== DATASET CONTENT ==
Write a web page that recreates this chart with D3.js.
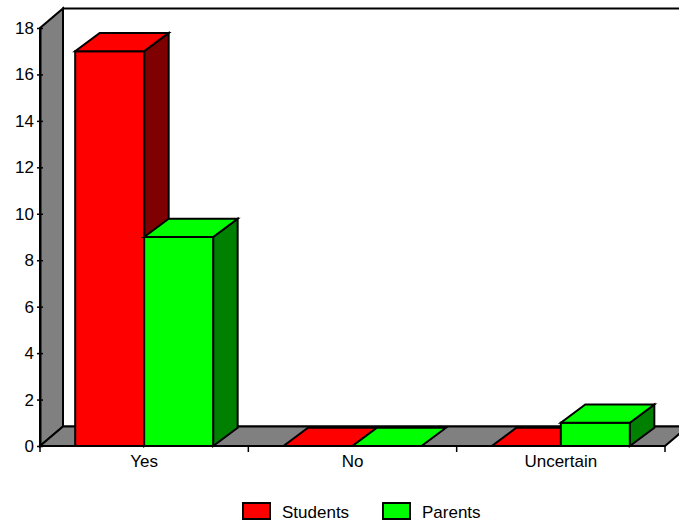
<!DOCTYPE html>
<html>
<head>
<meta charset="utf-8">
<script src="https://cdn.jsdelivr.net/npm/d3@7"></script>
<style>
  html, body { margin: 0; padding: 0; background: #fff; }
  svg { display: block; }
  text { font-family: "Liberation Sans", Arial, sans-serif; font-size: 17px; fill: #000; }
</style>
</head>
<body>
<svg id="chart" width="679" height="523"></svg>
<script>
// Survey answers per group
const categories = ["Yes", "No", "Uncertain"];
const series = ["Students", "Parents"];
const students = [17, 0, 0];
const parents = [9, 0, 1];
const yTicks = [0, 2, 4, 6, 8, 10, 12, 14, 16, 18];

const values = { Students: students, Parents: parents };
const frontColor = { Students: "#ff0000", Parents: "#00ff00" };
const sideColor = { Students: "#7f0000", Parents: "#008000" };

const svg = d3.select("#chart");

// Plot frame (front plane) and oblique depth
const plotLeft = 40, plotRight = 665, plotBottom = 446, plotTop = 28;
const wallDx = 23, wallDy = -19.5;   // depth of walls/floor
const barDx = 24.5, barDy = -18.3;   // depth of the bar boxes

const x0 = d3.scaleBand().domain(categories).range([plotLeft, plotRight]).padding(0);
const x1 = d3.scaleBand().domain(series).range([0, x0.bandwidth()])
  .paddingInner(0).paddingOuter(0.51);
const y = d3.scaleLinear().domain([0, 18]).range([plotBottom, plotTop]);

const line = d3.line();
const poly = pts => line(pts) + "Z";

// Back wall
svg.append("path")
  .attr("d", poly([[plotLeft + wallDx, plotTop + wallDy], [plotRight + wallDx, plotTop + wallDy],
                   [plotRight + wallDx, plotBottom + wallDy], [plotLeft + wallDx, plotBottom + wallDy]]))
  .attr("fill", "#fff").attr("stroke", "#000").attr("stroke-width", 2);

// Left side wall
svg.append("path")
  .attr("d", poly([[plotLeft, plotBottom], [plotLeft, plotTop], [plotLeft + wallDx, plotTop + wallDy],
                   [plotLeft + wallDx, plotBottom + wallDy]]))
  .attr("fill", "#808080").attr("stroke", "#000").attr("stroke-width", 2);

// Floor
svg.append("path")
  .attr("d", poly([[plotLeft, plotBottom], [plotRight, plotBottom], [plotRight + wallDx, plotBottom + wallDy],
                   [plotLeft + wallDx, plotBottom + wallDy]]))
  .attr("fill", "#808080").attr("stroke", "#000").attr("stroke-width", 2);

// Bars, drawn left to right so each box overlaps the side of the previous one
const bars = [];
categories.forEach((c, i) => {
  series.forEach(s => bars.push({ cat: c, ser: s, value: values[s][i] }));
});

const gBars = svg.append("g");
const outline = el => el.attr("stroke", "#000").attr("stroke-width", 2).attr("stroke-linejoin", "miter");
bars.forEach(d => {
  const xa = x0(d.cat) + x1(d.ser);
  const xb = xa + x1.bandwidth();
  const yv = y(d.value);
  const y0 = y(0);
  const g = gBars.append("g");
  if (d.value > 0) {
    // right side face
    outline(g.append("path")
      .attr("d", poly([[xb, y0], [xb, yv], [xb + barDx, yv + barDy], [xb + barDx, y0 + barDy]]))
      .attr("fill", sideColor[d.ser]));
    // front face
    outline(g.append("path")
      .attr("d", poly([[xa, y0], [xb, y0], [xb, yv], [xa, yv]]))
      .attr("fill", frontColor[d.ser]));
  }
  // top face
  outline(g.append("path")
    .attr("d", poly([[xa, yv], [xb, yv], [xb + barDx, yv + barDy], [xa + barDx, yv + barDy]]))
    .attr("fill", frontColor[d.ser]));
});

// Y axis
const yAxis = d3.axisLeft(y).tickValues(yTicks).tickSize(3).tickSizeOuter(0).tickPadding(3);
const gy = svg.append("g").attr("transform", `translate(${plotLeft},0)`).call(yAxis);
gy.select(".domain").attr("stroke", "#000").attr("stroke-width", 2);
gy.selectAll(".tick line").attr("stroke", "#000").attr("stroke-width", 1.5).attr("x2", -3).attr("x1", 3);
gy.selectAll(".tick text")
  .style("font-family", '"Liberation Sans", Arial, sans-serif')
  .style("font-size", "17px").attr("fill", "#000");

// X axis: baseline, ticks on category boundaries, labels centered
const gx = svg.append("g");
gx.append("line").attr("x1", plotLeft).attr("x2", plotRight).attr("y1", plotBottom).attr("y2", plotBottom)
  .attr("stroke", "#000").attr("stroke-width", 2);
const boundaries = categories.map(c => x0(c)).concat([x0.range()[1]]);
gx.selectAll("line.tick").data(boundaries).join("line").attr("class", "tick")
  .attr("x1", d => d).attr("x2", d => d).attr("y1", plotBottom).attr("y2", plotBottom + 6)
  .attr("stroke", "#000").attr("stroke-width", 1.5);
gx.selectAll("text").data(categories).join("text")
  .attr("x", d => x0(d) + x0.bandwidth() / 2)
  .attr("y", plotBottom + 21)
  .attr("text-anchor", "middle")
  .text(d => d);

// Legend
const legendX = { Students: 243, Parents: 383 };
const lg = svg.append("g");
series.forEach(s => {
  lg.append("rect").attr("x", legendX[s]).attr("y", 503).attr("width", 27).attr("height", 16)
    .attr("fill", frontColor[s]).attr("stroke", "#000").attr("stroke-width", 2);
  lg.append("text").attr("x", legendX[s] + 39).attr("y", 518).text(s);
});
</script>
</body>
</html>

== TASK REQUIREMENTS ==
Write out the material above again, word for word, minus its pictures.

== TASK ANSWER ==
Write a web page that recreates this chart with D3.js.
<!DOCTYPE html>
<html>
<head>
<meta charset="utf-8">
<script src="https://cdn.jsdelivr.net/npm/d3@7"></script>
<style>
  html, body { margin: 0; padding: 0; background: #fff; }
  svg { display: block; }
  text { font-family: "Liberation Sans", Arial, sans-serif; font-size: 17px; fill: #000; }
</style>
</head>
<body>
<svg id="chart" width="679" height="523"></svg>
<script>
// Survey answers per group
const categories = ["Yes", "No", "Uncertain"];
const series = ["Students", "Parents"];
const students = [17, 0, 0];
const parents = [9, 0, 1];
const yTicks = [0, 2, 4, 6, 8, 10, 12, 14, 16, 18];

const values = { Students: students, Parents: parents };
const frontColor = { Students: "#ff0000", Parents: "#00ff00" };
const sideColor = { Students: "#7f0000", Parents: "#008000" };

const svg = d3.select("#chart");

// Plot frame (front plane) and oblique depth
const plotLeft = 40, plotRight = 665, plotBottom = 446, plotTop = 28;
const wallDx = 23, wallDy = -19.5;   // depth of walls/floor
const barDx = 24.5, barDy = -18.3;   // depth of the bar boxes

const x0 = d3.scaleBand().domain(categories).range([plotLeft, plotRight]).padding(0);
const x1 = d3.scaleBand().domain(series).range([0, x0.bandwidth()])
  .paddingInner(0).paddingOuter(0.51);
const y = d3.scaleLinear().domain([0, 18]).range([plotBottom, plotTop]);

const line = d3.line();
const poly = pts => line(pts) + "Z";

// Back wall
svg.append("path")
  .attr("d", poly([[plotLeft + wallDx, plotTop + wallDy], [plotRight + wallDx, plotTop + wallDy],
                   [plotRight + wallDx, plotBottom + wallDy], [plotLeft + wallDx, plotBottom + wallDy]]))
  .attr("fill", "#fff").attr("stroke", "#000").attr("stroke-width", 2);

// Left side wall
svg.append("path")
  .attr("d", poly([[plotLeft, plotBottom], [plotLeft, plotTop], [plotLeft + wallDx, plotTop + wallDy],
                   [plotLeft + wallDx, plotBottom + wallDy]]))
  .attr("fill", "#808080").attr("stroke", "#000").attr("stroke-width", 2);

// Floor
svg.append("path")
  .attr("d", poly([[plotLeft, plotBottom], [plotRight, plotBottom], [plotRight + wallDx, plotBottom + wallDy],
                   [plotLeft + wallDx, plotBottom + wallDy]]))
  .attr("fill", "#808080").attr("stroke", "#000").attr("stroke-width", 2);

// Bars, drawn left to right so each box overlaps the side of the previous one
const bars = [];
categories.forEach((c, i) => {
  series.forEach(s => bars.push({ cat: c, ser: s, value: values[s][i] }));
});

const gBars = svg.append("g");
const outline = el => el.attr("stroke", "#000").attr("stroke-width", 2).attr("stroke-linejoin", "miter");
bars.forEach(d => {
  const xa = x0(d.cat) + x1(d.ser);
  const xb = xa + x1.bandwidth();
  const yv = y(d.value);
  const y0 = y(0);
  const g = gBars.append("g");
  if (d.value > 0) {
    // right side face
    outline(g.append("path")
      .attr("d", poly([[xb, y0], [xb, yv], [xb + barDx, yv + barDy], [xb + barDx, y0 + barDy]]))
      .attr("fill", sideColor[d.ser]));
    // front face
    outline(g.append("path")
      .attr("d", poly([[xa, y0], [xb, y0], [xb, yv], [xa, yv]]))
      .attr("fill", frontColor[d.ser]));
  }
  // top face
  outline(g.append("path")
    .attr("d", poly([[xa, yv], [xb, yv], [xb + barDx, yv + barDy], [xa + barDx, yv + barDy]]))
    .attr("fill", frontColor[d.ser]));
});

// Y axis
const yAxis = d3.axisLeft(y).tickValues(yTicks).tickSize(3).tickSizeOuter(0).tickPadding(3);
const gy = svg.append("g").attr("transform", `translate(${plotLeft},0)`).call(yAxis);
gy.select(".domain").attr("stroke", "#000").attr("stroke-width", 2);
gy.selectAll(".tick line").attr("stroke", "#000").attr("stroke-width", 1.5).attr("x2", -3).attr("x1", 3);
gy.selectAll(".tick text")
  .style("font-family", '"Liberation Sans", Arial, sans-serif')
  .style("font-size", "17px").attr("fill", "#000");

// X axis: baseline, ticks on category boundaries, labels centered
const gx = svg.append("g");
gx.append("line").attr("x1", plotLeft).attr("x2", plotRight).attr("y1", plotBottom).attr("y2", plotBottom)
  .attr("stroke", "#000").attr("stroke-width", 2);
const boundaries = categories.map(c => x0(c)).concat([x0.range()[1]]);
gx.selectAll("line.tick").data(boundaries).join("line").attr("class", "tick")
  .attr("x1", d => d).attr("x2", d => d).attr("y1", plotBottom).attr("y2", plotBottom + 6)
  .attr("stroke", "#000").attr("stroke-width", 1.5);
gx.selectAll("text").data(categories).join("text")
  .attr("x", d => x0(d) + x0.bandwidth() / 2)
  .attr("y", plotBottom + 21)
  .attr("text-anchor", "middle")
  .text(d => d);

// Legend
const legendX = { Students: 243, Parents: 383 };
const lg = svg.append("g");
series.forEach(s => {
  lg.append("rect").attr("x", legendX[s]).attr("y", 503).attr("width", 27).attr("height", 16)
    .attr("fill", frontColor[s]).attr("stroke", "#000").attr("stroke-width", 2);
  lg.append("text").attr("x", legendX[s] + 39).attr("y", 518).text(s);
});
</script>
</body>
</html>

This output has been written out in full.